►

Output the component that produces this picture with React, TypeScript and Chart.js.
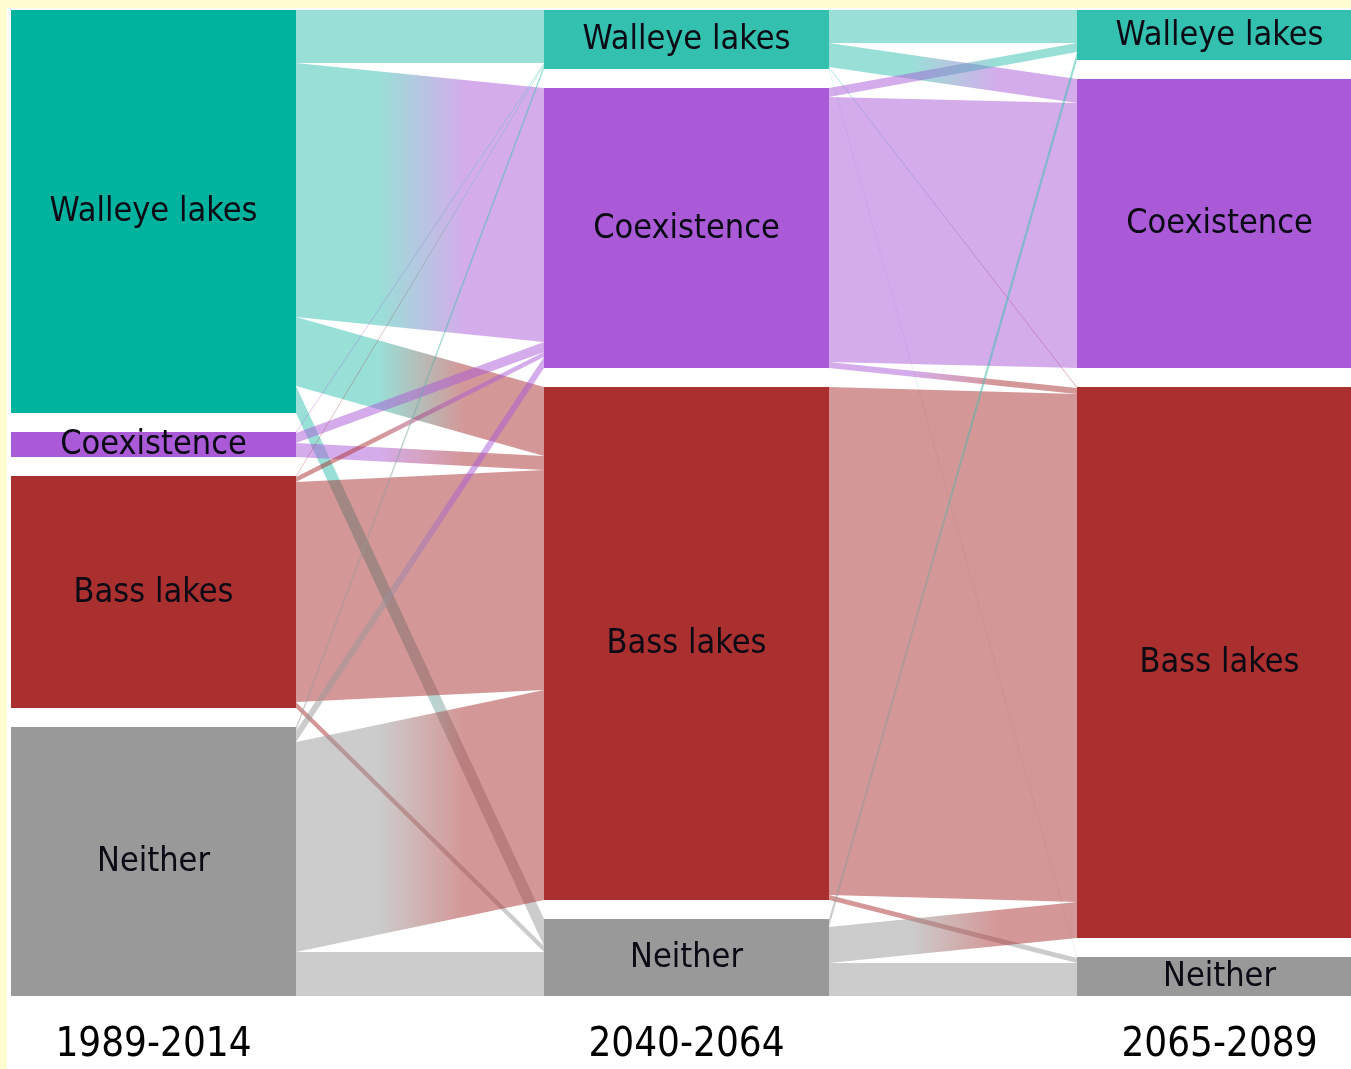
import React, { useEffect, useRef } from 'react';
import { Chart, registerables } from 'chart.js';

Chart.register(...registerables);

// ---- data ----
const PERIODS = ['1989-2014', '2040-2064', '2065-2089'];
const STATES = ['Walleye lakes', 'Coexistence', 'Bass lakes', 'Neither'];
const STATE_COLORS = ['#33c0af', '#ab5ad7', '#aa3030', '#999999'];
const HOVER_WALLEYE = '#00b39f';

// [from state, to state, number of lakes]
const FLOWS_P1_P2: [number, number, number][] = [
  [0, 0, 53], [0, 1, 254], [0, 2, 69], [0, 3, 27],
  [1, 0, 1], [1, 1, 10], [1, 2, 14],
  [2, 0, 1], [2, 1, 5], [2, 2, 220], [2, 3, 6],
  [3, 0, 4], [3, 1, 11], [3, 2, 210], [3, 3, 44],
];
const FLOWS_P2_P3: [number, number, number][] = [
  [0, 0, 33], [0, 1, 24], [0, 2, 1], [0, 3, 1],
  [1, 0, 9], [1, 1, 265], [1, 2, 6],
  [2, 2, 508], [2, 3, 5],
  [3, 0, 8], [3, 2, 36], [3, 3, 33],
];

// ---- layout constants ----
const GAP = 19;
const FONT = '"DejaVu Sans Condensed", "DejaVu Sans", sans-serif';

const TRANSITIONS = [FLOWS_P1_P2, FLOWS_P2_P3];

function nodeValues(): number[][] {
  const cols: number[][] = [];
  for (let c = 0; c < PERIODS.length; c++) {
    const vals = STATES.map(() => 0);
    for (let s = 0; s < STATES.length; s++) {
      let inn = 0, out = 0;
      if (c > 0) TRANSITIONS[c - 1].forEach(([f, t, v]) => { if (t === s) inn += v; });
      if (c < TRANSITIONS.length) TRANSITIONS[c].forEach(([f, t, v]) => { if (f === s) out += v; });
      vals[s] = Math.max(inn, out);
    }
    cols.push(vals);
  }
  return cols;
}

const NODE_VALS = nodeValues();
const NODE_START: number[][] = NODE_VALS.map((vals) => {
  let acc = 0;
  return vals.map((v) => { const s = acc; acc += v + GAP; return s; });
});
const TOTAL = Math.max(...NODE_VALS.map((vals) => vals.reduce((a, b) => a + b, 0) + GAP * (vals.length - 1)));

function rgba(hex: string, a: number) {
  const n = parseInt(hex.slice(1), 16);
  return `rgba(${(n >> 16) & 255},${(n >> 8) & 255},${n & 255},${a})`;
}

const linkPlugin = {
  id: 'sankeyLinks',
  beforeDatasetsDraw(chart: any) {
    const { ctx, scales } = chart;
    const y = scales.y;
    const area = chart.chartArea;
    ctx.save();
    ctx.beginPath();
    ctx.rect(area.left, area.top, area.right - area.left, area.bottom - area.top);
    ctx.clip();
    TRANSITIONS.forEach((flows, c) => {
      const srcOff = STATES.map(() => 0);
      const tgtOff = STATES.map(() => 0);
      const srcSorted = [...flows].sort((a, b) => a[0] - b[0] || a[1] - b[1]);
      const srcPos = new Map<any, number>();
      srcSorted.forEach((f) => { srcPos.set(f, NODE_START[c][f[0]] + srcOff[f[0]]); srcOff[f[0]] += f[2]; });
      const tgtSorted = [...flows].sort((a, b) => a[1] - b[1] || a[0] - b[0]);
      const tgtPos = new Map<any, number>();
      tgtSorted.forEach((f) => { tgtPos.set(f, NODE_START[c + 1][f[1]] + tgtOff[f[1]]); tgtOff[f[1]] += f[2]; });
      flows.forEach((f) => {
        const [from, to, v] = f;
        const sb = chart.getDatasetMeta(from).data[c];
        const tb = chart.getDatasetMeta(to).data[c + 1];
        const x0 = sb.x + sb.width / 2;
        const x1 = tb.x - tb.width / 2;
        const s0 = y.getPixelForValue(srcPos.get(f)!);
        const s1 = y.getPixelForValue(srcPos.get(f)! + v);
        const t0 = y.getPixelForValue(tgtPos.get(f)!);
        const t1 = y.getPixelForValue(tgtPos.get(f)! + v);
        const g = ctx.createLinearGradient(x0, 0, x1, 0);
        g.addColorStop(0.33, rgba(STATE_COLORS[from], 0.5));
        g.addColorStop(0.68, rgba(STATE_COLORS[to], 0.5));
        ctx.fillStyle = g;
        ctx.beginPath();
        ctx.moveTo(x0, s0);
        ctx.lineTo(x1, t0);
        ctx.lineTo(x1, t1);
        ctx.lineTo(x0, s1);
        ctx.closePath();
        ctx.fill();
      });
    });
    ctx.restore();
  },
  afterDatasetsDraw(chart: any) {
    const { ctx, scales } = chart;
    const y = scales.y;
    ctx.save();
    ctx.font = `34px ${FONT}`;
    ctx.fillStyle = '#0a0a14';
    ctx.textAlign = 'center';
    ctx.textBaseline = 'middle';
    STATES.forEach((name, s) => {
      const meta = chart.getDatasetMeta(s);
      PERIODS.forEach((_, c) => {
        const bar = meta.data[c];
        const yc = y.getPixelForValue(NODE_START[c][s] + NODE_VALS[c][s] / 2);
        ctx.fillText(name, bar.x, yc + 1);
      });
    });
    ctx.restore();
  },
};

export default function App() {
  const ref = useRef<HTMLCanvasElement>(null);
  useEffect(() => {
    const datasets = STATES.map((name, s) => ({
      label: name,
      data: PERIODS.map((_, c) => ({ x: c, y: [NODE_START[c][s], NODE_START[c][s] + NODE_VALS[c][s]] })),
      backgroundColor: PERIODS.map((_, c) => (s === 0 && c === 0 ? HOVER_WALLEYE : STATE_COLORS[s])),
      borderWidth: 0,
      grouped: false,
      barPercentage: 1,
      categoryPercentage: 285 / 533,
    }));
    const chart = new Chart(ref.current!, {
      type: 'bar',
      data: { datasets: datasets as any },
      options: {
        animation: false,
        responsive: false,
        events: [],
        layout: { padding: { top: 2, left: 4, right: 0, bottom: 0 } },
        plugins: { legend: { display: false }, tooltip: { enabled: false } },
        scales: {
          x: {
            type: 'linear',
            offset: false,
            min: -142.5 / 533,
            max: 2 + 131.5 / 533,
            grid: { display: false, drawTicks: false },
            border: { display: false },
            afterBuildTicks: (scale: any) => { scale.ticks = PERIODS.map((_, i) => ({ value: i })); },
            ticks: {
              callback: (v: any) => PERIODS[v] ?? '',
              font: { family: FONT, size: 40 },
              color: '#000',
              padding: 26,
              maxRotation: 0,
              autoSkip: false,
            },
          },
          y: { type: 'linear', reverse: true, min: 0, max: TOTAL, display: false },
        },
      } as any,
      plugins: [linkPlugin],
    });
    return () => chart.destroy();
  }, []);
  return (
    <div style={{ position: 'fixed', inset: 0, background: '#fffdd0' }}>
      <div style={{ position: 'absolute', left: 7, top: 8, width: 1344, height: 1061, background: '#fff', overflow: 'hidden' }}>
        <canvas ref={ref} width={1344} height={1088} style={{ display: 'block' }} />
      </div>
    </div>
  );
}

◄

> _TO BE DONE_
Every line above should be repeated exactly; pictures stay out of the copy.

> _COMPLETE RESPONSE_
Output the component that produces this picture with React, TypeScript and Chart.js.
import React, { useEffect, useRef } from 'react';
import { Chart, registerables } from 'chart.js';

Chart.register(...registerables);

// ---- data ----
const PERIODS = ['1989-2014', '2040-2064', '2065-2089'];
const STATES = ['Walleye lakes', 'Coexistence', 'Bass lakes', 'Neither'];
const STATE_COLORS = ['#33c0af', '#ab5ad7', '#aa3030', '#999999'];
const HOVER_WALLEYE = '#00b39f';

// [from state, to state, number of lakes]
const FLOWS_P1_P2: [number, number, number][] = [
  [0, 0, 53], [0, 1, 254], [0, 2, 69], [0, 3, 27],
  [1, 0, 1], [1, 1, 10], [1, 2, 14],
  [2, 0, 1], [2, 1, 5], [2, 2, 220], [2, 3, 6],
  [3, 0, 4], [3, 1, 11], [3, 2, 210], [3, 3, 44],
];
const FLOWS_P2_P3: [number, number, number][] = [
  [0, 0, 33], [0, 1, 24], [0, 2, 1], [0, 3, 1],
  [1, 0, 9], [1, 1, 265], [1, 2, 6],
  [2, 2, 508], [2, 3, 5],
  [3, 0, 8], [3, 2, 36], [3, 3, 33],
];

// ---- layout constants ----
const GAP = 19;
const FONT = '"DejaVu Sans Condensed", "DejaVu Sans", sans-serif';

const TRANSITIONS = [FLOWS_P1_P2, FLOWS_P2_P3];

function nodeValues(): number[][] {
  const cols: number[][] = [];
  for (let c = 0; c < PERIODS.length; c++) {
    const vals = STATES.map(() => 0);
    for (let s = 0; s < STATES.length; s++) {
      let inn = 0, out = 0;
      if (c > 0) TRANSITIONS[c - 1].forEach(([f, t, v]) => { if (t === s) inn += v; });
      if (c < TRANSITIONS.length) TRANSITIONS[c].forEach(([f, t, v]) => { if (f === s) out += v; });
      vals[s] = Math.max(inn, out);
    }
    cols.push(vals);
  }
  return cols;
}

const NODE_VALS = nodeValues();
const NODE_START: number[][] = NODE_VALS.map((vals) => {
  let acc = 0;
  return vals.map((v) => { const s = acc; acc += v + GAP; return s; });
});
const TOTAL = Math.max(...NODE_VALS.map((vals) => vals.reduce((a, b) => a + b, 0) + GAP * (vals.length - 1)));

function rgba(hex: string, a: number) {
  const n = parseInt(hex.slice(1), 16);
  return `rgba(${(n >> 16) & 255},${(n >> 8) & 255},${n & 255},${a})`;
}

const linkPlugin = {
  id: 'sankeyLinks',
  beforeDatasetsDraw(chart: any) {
    const { ctx, scales } = chart;
    const y = scales.y;
    const area = chart.chartArea;
    ctx.save();
    ctx.beginPath();
    ctx.rect(area.left, area.top, area.right - area.left, area.bottom - area.top);
    ctx.clip();
    TRANSITIONS.forEach((flows, c) => {
      const srcOff = STATES.map(() => 0);
      const tgtOff = STATES.map(() => 0);
      const srcSorted = [...flows].sort((a, b) => a[0] - b[0] || a[1] - b[1]);
      const srcPos = new Map<any, number>();
      srcSorted.forEach((f) => { srcPos.set(f, NODE_START[c][f[0]] + srcOff[f[0]]); srcOff[f[0]] += f[2]; });
      const tgtSorted = [...flows].sort((a, b) => a[1] - b[1] || a[0] - b[0]);
      const tgtPos = new Map<any, number>();
      tgtSorted.forEach((f) => { tgtPos.set(f, NODE_START[c + 1][f[1]] + tgtOff[f[1]]); tgtOff[f[1]] += f[2]; });
      flows.forEach((f) => {
        const [from, to, v] = f;
        const sb = chart.getDatasetMeta(from).data[c];
        const tb = chart.getDatasetMeta(to).data[c + 1];
        const x0 = sb.x + sb.width / 2;
        const x1 = tb.x - tb.width / 2;
        const s0 = y.getPixelForValue(srcPos.get(f)!);
        const s1 = y.getPixelForValue(srcPos.get(f)! + v);
        const t0 = y.getPixelForValue(tgtPos.get(f)!);
        const t1 = y.getPixelForValue(tgtPos.get(f)! + v);
        const g = ctx.createLinearGradient(x0, 0, x1, 0);
        g.addColorStop(0.33, rgba(STATE_COLORS[from], 0.5));
        g.addColorStop(0.68, rgba(STATE_COLORS[to], 0.5));
        ctx.fillStyle = g;
        ctx.beginPath();
        ctx.moveTo(x0, s0);
        ctx.lineTo(x1, t0);
        ctx.lineTo(x1, t1);
        ctx.lineTo(x0, s1);
        ctx.closePath();
        ctx.fill();
      });
    });
    ctx.restore();
  },
  afterDatasetsDraw(chart: any) {
    const { ctx, scales } = chart;
    const y = scales.y;
    ctx.save();
    ctx.font = `34px ${FONT}`;
    ctx.fillStyle = '#0a0a14';
    ctx.textAlign = 'center';
    ctx.textBaseline = 'middle';
    STATES.forEach((name, s) => {
      const meta = chart.getDatasetMeta(s);
      PERIODS.forEach((_, c) => {
        const bar = meta.data[c];
        const yc = y.getPixelForValue(NODE_START[c][s] + NODE_VALS[c][s] / 2);
        ctx.fillText(name, bar.x, yc + 1);
      });
    });
    ctx.restore();
  },
};

export default function App() {
  const ref = useRef<HTMLCanvasElement>(null);
  useEffect(() => {
    const datasets = STATES.map((name, s) => ({
      label: name,
      data: PERIODS.map((_, c) => ({ x: c, y: [NODE_START[c][s], NODE_START[c][s] + NODE_VALS[c][s]] })),
      backgroundColor: PERIODS.map((_, c) => (s === 0 && c === 0 ? HOVER_WALLEYE : STATE_COLORS[s])),
      borderWidth: 0,
      grouped: false,
      barPercentage: 1,
      categoryPercentage: 285 / 533,
    }));
    const chart = new Chart(ref.current!, {
      type: 'bar',
      data: { datasets: datasets as any },
      options: {
        animation: false,
        responsive: false,
        events: [],
        layout: { padding: { top: 2, left: 4, right: 0, bottom: 0 } },
        plugins: { legend: { display: false }, tooltip: { enabled: false } },
        scales: {
          x: {
            type: 'linear',
            offset: false,
            min: -142.5 / 533,
            max: 2 + 131.5 / 533,
            grid: { display: false, drawTicks: false },
            border: { display: false },
            afterBuildTicks: (scale: any) => { scale.ticks = PERIODS.map((_, i) => ({ value: i })); },
            ticks: {
              callback: (v: any) => PERIODS[v] ?? '',
              font: { family: FONT, size: 40 },
              color: '#000',
              padding: 26,
              maxRotation: 0,
              autoSkip: false,
            },
          },
          y: { type: 'linear', reverse: true, min: 0, max: TOTAL, display: false },
        },
      } as any,
      plugins: [linkPlugin],
    });
    return () => chart.destroy();
  }, []);
  return (
    <div style={{ position: 'fixed', inset: 0, background: '#fffdd0' }}>
      <div style={{ position: 'absolute', left: 7, top: 8, width: 1344, height: 1061, background: '#fff', overflow: 'hidden' }}>
        <canvas ref={ref} width={1344} height={1088} style={{ display: 'block' }} />
      </div>
    </div>
  );
}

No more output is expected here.